Осознанность - стр. 22
Хотя нет ничего невозможного в том, чтобы результат неосознанной деятельности вторгся в наше сознание, выполнение этой задачи потребует определенных усилий. Когда мы пытаемся совершить это усилие самостоятельно, то внутри нарастает смутное чувство отвращения, которое необходимо побороть, и, вызывая отвращение у испытуемых, мы наблюдаем совершенно неоспоримые признаки того, что называем сопротивлением. Итак, мы усвоили, что бессознательная идея изгоняется из сознания виталистическими силами, которые противятся ее восприятию, но не противоречат другим идеям, предшествующим осознанности{15}.

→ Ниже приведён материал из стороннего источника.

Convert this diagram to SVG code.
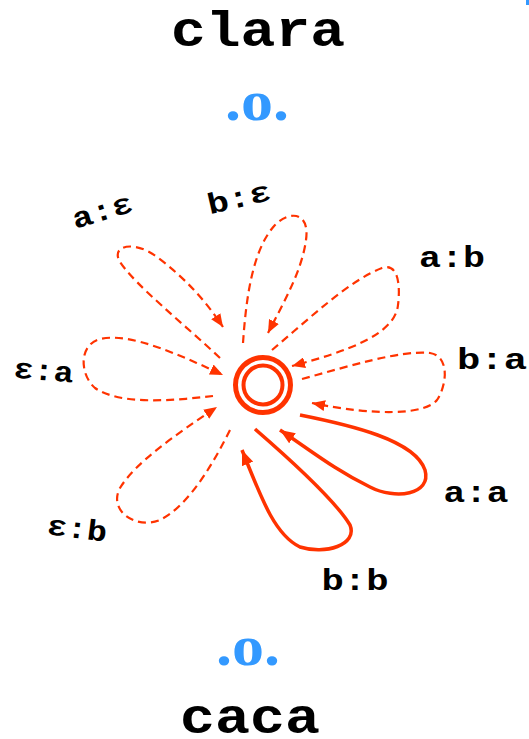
<svg xmlns="http://www.w3.org/2000/svg" width="529" height="739" viewBox="0 0 529 739">
  <style>
    .word { font-family: "Liberation Mono", "DejaVu Sans Mono", monospace; font-weight: bold; font-size: 50px; fill: #000; text-anchor: middle; }
    .op { font-family: "Liberation Serif", "DejaVu Serif", serif; font-weight: bold; font-size: 56px; fill: #3399ff; text-anchor: middle; }
    .lbl { font-family: "Liberation Mono", "DejaVu Sans Mono", monospace; font-weight: bold; font-size: 29px; fill: #000; text-anchor: middle; }
    .dash { fill: none; stroke: #ff3300; stroke-width: 2.2; stroke-dasharray: 8 5; marker-end: url(#arrow); }
    .solid { fill: none; stroke: #ff3300; stroke-width: 3.5; marker-end: url(#arrowBig); }
    .ring { fill: none; stroke: #ff3300; }
  </style>
  <defs>
    <marker id="arrow" markerUnits="userSpaceOnUse" markerWidth="13" markerHeight="11" refX="13" refY="5.5" orient="auto">
      <path d="M0,0 L13,5.5 L0,11 z" fill="#ff3300" stroke="none"/>
    </marker>
    <marker id="arrowBig" markerUnits="userSpaceOnUse" markerWidth="15" markerHeight="12" refX="15" refY="6" orient="auto">
      <path d="M0,0 L15,6 L0,12 z" fill="#ff3300" stroke="none"/>
    </marker>
  </defs>
  <rect x="0" y="0" width="529" height="739" fill="#ffffff"/>
  <rect x="526" y="0" width="3" height="5" fill="#3399ff"/>

  <g id="top-word">
    <text class="word" x="258" y="46" textLength="174" lengthAdjust="spacingAndGlyphs">clara</text>
  </g>
  <g id="top-op">
    <text class="op" x="257" y="120" textLength="64" lengthAdjust="spacingAndGlyphs">.o.</text>
  </g>

  <g id="connectors">
    <path id="e-a-eps" class="dash" d="M220,358 C185,325 135,285 120,262 C110,245 135,240 157,257 C185,278 205,300 223,327"/>
    <path id="e-b-eps" class="dash" d="M243,343 C246,300 252,250 275,225 C290,210 310,212 306,240 C302,270 285,300 268,333"/>
    <path id="e-a-b" class="dash" d="M272,350 C310,318 350,280 382,268 C400,262 400,290 398,305 C395,335 345,352 292,366"/>
    <path id="e-b-a" class="dash" d="M302,379 C350,366 400,350 430,353 C450,356 447,385 437,400 C425,415 375,416 312,403"/>
    <path id="e-eps-a" class="dash" d="M213,396 C170,401 120,405 95,388 C80,375 78,345 100,339 C130,332 180,355 223,375"/>
    <path id="e-eps-b" class="dash" d="M230,430 C215,460 190,505 160,520 C135,530 108,510 120,488 C135,463 175,435 217,407"/>
    <path id="e-a-a" class="solid" d="M300,415 C350,425 415,440 425,470 C432,495 395,500 370,487 C335,470 310,450 280,430"/>
    <path id="e-b-b" class="solid" d="M255,429 C285,455 335,500 350,525 C358,545 325,555 300,547 C275,535 262,500 242,450"/>
  </g>

  <g id="state">
    <circle class="ring" cx="263" cy="385" r="27.5" stroke-width="5"/>
    <circle class="ring" cx="263" cy="385" r="19.5" stroke-width="4"/>
  </g>

  <g id="labels">
    <text class="lbl" transform="translate(105,220) rotate(-17)" textLength="62" lengthAdjust="spacingAndGlyphs">a:ε</text>
    <text class="lbl" transform="translate(241,207) rotate(-13)" textLength="64" lengthAdjust="spacingAndGlyphs">b:ε</text>
    <text class="lbl" x="452" y="267" textLength="66" lengthAdjust="spacingAndGlyphs">a:b</text>
    <text class="lbl" x="492" y="369" textLength="70" lengthAdjust="spacingAndGlyphs">b:a</text>
    <text class="lbl" transform="translate(43,380) rotate(5)" textLength="60" lengthAdjust="spacingAndGlyphs">ε:a</text>
    <text class="lbl" transform="translate(76,538) rotate(7)" textLength="60" lengthAdjust="spacingAndGlyphs">ε:b</text>
    <text class="lbl" x="476" y="502" textLength="65" lengthAdjust="spacingAndGlyphs">a:a</text>
    <text class="lbl" x="355" y="590" textLength="67" lengthAdjust="spacingAndGlyphs">b:b</text>
  </g>

  <g id="bottom-op">
    <text class="op" x="248" y="665" textLength="64" lengthAdjust="spacingAndGlyphs">.o.</text>
  </g>
  <g id="bottom-word">
    <text class="word" x="250" y="733" textLength="140" lengthAdjust="spacingAndGlyphs">caca</text>
  </g>
</svg>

Как указывает Фрейд, бессознательным мыслям соответствует нежелание знать. Подобные неприемлемые мысли и желания могут выглядывать из темных закоулков наших сновидений, намекая нам, что жизнь подчиняется влиянию бессознательного, которое иначе никак не проявляет себя. Как пишет Платон: «какой-то страшный, беззаконный и дикий вид желаний таится внутри каждого человека, даже в тех из нас, что кажутся вполне умеренными: это-то и обнаруживается в сновидениях». «Разум» и «стыд» отходят на задний план, и «начало дикое, звероподобное (…) ищет, как бы это удовлетворить свой норов»{16}.
Изначальное восприятие информации (будь то осмысленное или бездумное) определяет дальнейшее отношение к ней.
Впрочем, неосознанность нельзя считать критическим понятием. Наши мотивы не имеют значения. Когда мы бездумно зазубриваем предмет перед экзаменом, то вряд ли вспомним о нем позже, независимо от того, считаем его важным или нет.
Итак, несмотря на то что идеи, укорененные в бессознательном, недоступны нам с самого начала, неосознанные идеи однажды годились для осознанного осмысления.
Необязательно разбирать по полочкам затаенный личностный конфликт, чтобы осознать эти мысли, которые возникают неосознанно. Однако человек не станет пересматривать их по доброй воле. Но если мы найдем новое применение слову «дверь» или начнем уважать стариков, то откажемся от прежних стереотипов без слез и сожалений.
Вера в ограниченность ресурсов
Мы можем попасться в плен абсолютных категорий, которые создаем сами (или заимствуем у других), не воспринимая мир в динамичном становлении и развитии, и главным образом потому, что убеждены, что ресурсы ограничены. Но если существуют очевидные и постоянные категории, то можно издать законы распределения этих ресурсов. Если ресурсы не были бы такими ограниченными или если эта ограниченность была бы сильно преувеличена, то категории могли бы и не быть такими жесткими.
Например, университетские квоты изначально воспринимаются как ограниченные. Если интеллект являлся бы единичным, неизменным качеством, то мы могли бы однозначно решить, кто должен поступать в университет, так как у него есть особые интеллектуальные способности. Когда мы поймем, что, как и всему остальному, интеллекту соответствуют разные категории, которые одновременно развиваются и деградируют в зависимости от обстоятельств, то не сможем использовать его как окончательный аргумент в решении вопроса, кому поступать, а кому – нет. Но ситуация может запутаться еще больше, если кто-то начнет возражать, что раз квоты ограничены, то, может быть, так называемые менее одаренные и должны поступать в первую очередь, потому что нуждаются в образовании в первую очередь. Такая аргументация закончится тем, что приемные комиссии будут вынуждены признать, что, как и в случае с начальным образованием, для ограничения доступности университетского образования никаких объективных причин нет – впрочем, именно этот момент они всеми силами стараются отрицать.